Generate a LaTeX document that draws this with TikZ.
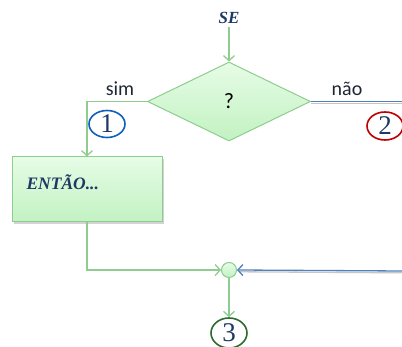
\documentclass[tikz,border=0pt]{standalone}
\usepackage{fontspec}
\setmainfont{Liberation Serif}
\setsansfont{Carlito}
\usetikzlibrary{shapes.geometric,arrows.meta,shadows}
\definecolor{flowgreen}{HTML}{8FCC8F}
\definecolor{boxtop}{HTML}{E6FCE6}
\definecolor{boxbot}{HTML}{C2F2C2}
\definecolor{navy}{HTML}{1F3864}
\definecolor{lineblue}{HTML}{4F81BD}
\definecolor{ringblue}{HTML}{0F5DBF}
\definecolor{ringred}{HTML}{C00000}
\definecolor{ringgreen}{HTML}{2E6B2E}
\definecolor{labelgray}{HTML}{1E2633}

\begin{document}
\begin{tikzpicture}
[x=1pt, y=-1pt,
 >={Straight Barb[length=5pt,width=11pt]},
 flow/.style={draw=flowgreen, line width=1.3pt},
 decision/.style={diamond, draw=flowgreen, line width=1pt, top color=boxtop, bottom color=boxbot, minimum width=163pt, minimum height=79pt, inner sep=0pt, font=\sffamily\fontsize{22}{22}\selectfont},
 block/.style={rectangle, draw=flowgreen, line width=1pt, top color=boxtop, bottom color=boxbot, minimum width=150pt, minimum height=65pt, drop shadow={shadow xshift=1.5pt, shadow yshift=-2pt, opacity=0.35}},
 ring/.style={ellipse, draw=#1, line width=1.6pt, fill=white, minimum width=36pt, minimum height=27pt, inner sep=0pt, text=navy, font=\fontsize{27}{27}\selectfont},
 branch/.style={text=labelgray, font=\sffamily\fontsize{20}{20}\selectfont}]

\useasboundingbox (0,0) rectangle (402,347);

\node (se) at (229,18) [text=navy, font=\bfseries\itshape\fontsize{17}{17}\selectfont] {SE};
\node (cond) at (229,101.5) [decision] {?};
\node (sim) at (120,89) [branch] {sim};
\node (nao) at (347,89) [branch] {não};
\node (entao) at (87,189.5) [block] {};
\node (entaotxt) at (23,182) [anchor=west, text=navy, font=\bfseries\itshape\fontsize{17.5}{17.5}\selectfont] {ENTÃO...};
\node (jn) at (229,270) [circle, draw=flowgreen, line width=1pt, top color=boxtop, bottom color=boxbot, minimum size=15pt, inner sep=0pt] {};
\node (c1) at (107,124) [ring=ringblue] {1};
\node (c2) at (385,126) [ring=ringred, minimum height=28pt] {2};
\node (c3) at (229,333) [ring=ringgreen, minimum height=30pt] {3};
\coordinate (naoend) at (402,101.5);
\coordinate (retstart) at (402,271);

\draw [->, flow] (se) -- (cond.north);
\draw [->, flow] (cond.west) -| (entao.north);
\draw [gray!45, line width=1.3pt] ([yshift=-1.8pt]cond.east) -- ([yshift=-1.8pt]naoend);
\draw [lineblue, line width=1.3pt] (cond.east) -- (naoend);
\draw [->, flow] (entao.south) |- (jn.west);
\draw [gray!45, line width=1.3pt] ([yshift=-1.8pt]retstart) -- ([yshift=-1.8pt,xshift=3pt]jn.east);
\draw [->, lineblue, line width=1.3pt] (retstart) -- (jn.east);
\draw [->, flow] (jn.south) -- (c3.north);
\end{tikzpicture}
\end{document}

PROBLEM REQUIREMENTS:
Leave out the pictures and transcribe everything else exactly.

SOLUTION TO THIS EXERCISE:
Generate a LaTeX document that draws this with TikZ.
\documentclass[tikz,border=0pt]{standalone}
\usepackage{fontspec}
\setmainfont{Liberation Serif}
\setsansfont{Carlito}
\usetikzlibrary{shapes.geometric,arrows.meta,shadows}
\definecolor{flowgreen}{HTML}{8FCC8F}
\definecolor{boxtop}{HTML}{E6FCE6}
\definecolor{boxbot}{HTML}{C2F2C2}
\definecolor{navy}{HTML}{1F3864}
\definecolor{lineblue}{HTML}{4F81BD}
\definecolor{ringblue}{HTML}{0F5DBF}
\definecolor{ringred}{HTML}{C00000}
\definecolor{ringgreen}{HTML}{2E6B2E}
\definecolor{labelgray}{HTML}{1E2633}

\begin{document}
\begin{tikzpicture}
[x=1pt, y=-1pt,
 >={Straight Barb[length=5pt,width=11pt]},
 flow/.style={draw=flowgreen, line width=1.3pt},
 decision/.style={diamond, draw=flowgreen, line width=1pt, top color=boxtop, bottom color=boxbot, minimum width=163pt, minimum height=79pt, inner sep=0pt, font=\sffamily\fontsize{22}{22}\selectfont},
 block/.style={rectangle, draw=flowgreen, line width=1pt, top color=boxtop, bottom color=boxbot, minimum width=150pt, minimum height=65pt, drop shadow={shadow xshift=1.5pt, shadow yshift=-2pt, opacity=0.35}},
 ring/.style={ellipse, draw=#1, line width=1.6pt, fill=white, minimum width=36pt, minimum height=27pt, inner sep=0pt, text=navy, font=\fontsize{27}{27}\selectfont},
 branch/.style={text=labelgray, font=\sffamily\fontsize{20}{20}\selectfont}]

\useasboundingbox (0,0) rectangle (402,347);

\node (se) at (229,18) [text=navy, font=\bfseries\itshape\fontsize{17}{17}\selectfont] {SE};
\node (cond) at (229,101.5) [decision] {?};
\node (sim) at (120,89) [branch] {sim};
\node (nao) at (347,89) [branch] {não};
\node (entao) at (87,189.5) [block] {};
\node (entaotxt) at (23,182) [anchor=west, text=navy, font=\bfseries\itshape\fontsize{17.5}{17.5}\selectfont] {ENTÃO...};
\node (jn) at (229,270) [circle, draw=flowgreen, line width=1pt, top color=boxtop, bottom color=boxbot, minimum size=15pt, inner sep=0pt] {};
\node (c1) at (107,124) [ring=ringblue] {1};
\node (c2) at (385,126) [ring=ringred, minimum height=28pt] {2};
\node (c3) at (229,333) [ring=ringgreen, minimum height=30pt] {3};
\coordinate (naoend) at (402,101.5);
\coordinate (retstart) at (402,271);

\draw [->, flow] (se) -- (cond.north);
\draw [->, flow] (cond.west) -| (entao.north);
\draw [gray!45, line width=1.3pt] ([yshift=-1.8pt]cond.east) -- ([yshift=-1.8pt]naoend);
\draw [lineblue, line width=1.3pt] (cond.east) -- (naoend);
\draw [->, flow] (entao.south) |- (jn.west);
\draw [gray!45, line width=1.3pt] ([yshift=-1.8pt]retstart) -- ([yshift=-1.8pt,xshift=3pt]jn.east);
\draw [->, lineblue, line width=1.3pt] (retstart) -- (jn.east);
\draw [->, flow] (jn.south) -- (c3.north);
\end{tikzpicture}
\end{document}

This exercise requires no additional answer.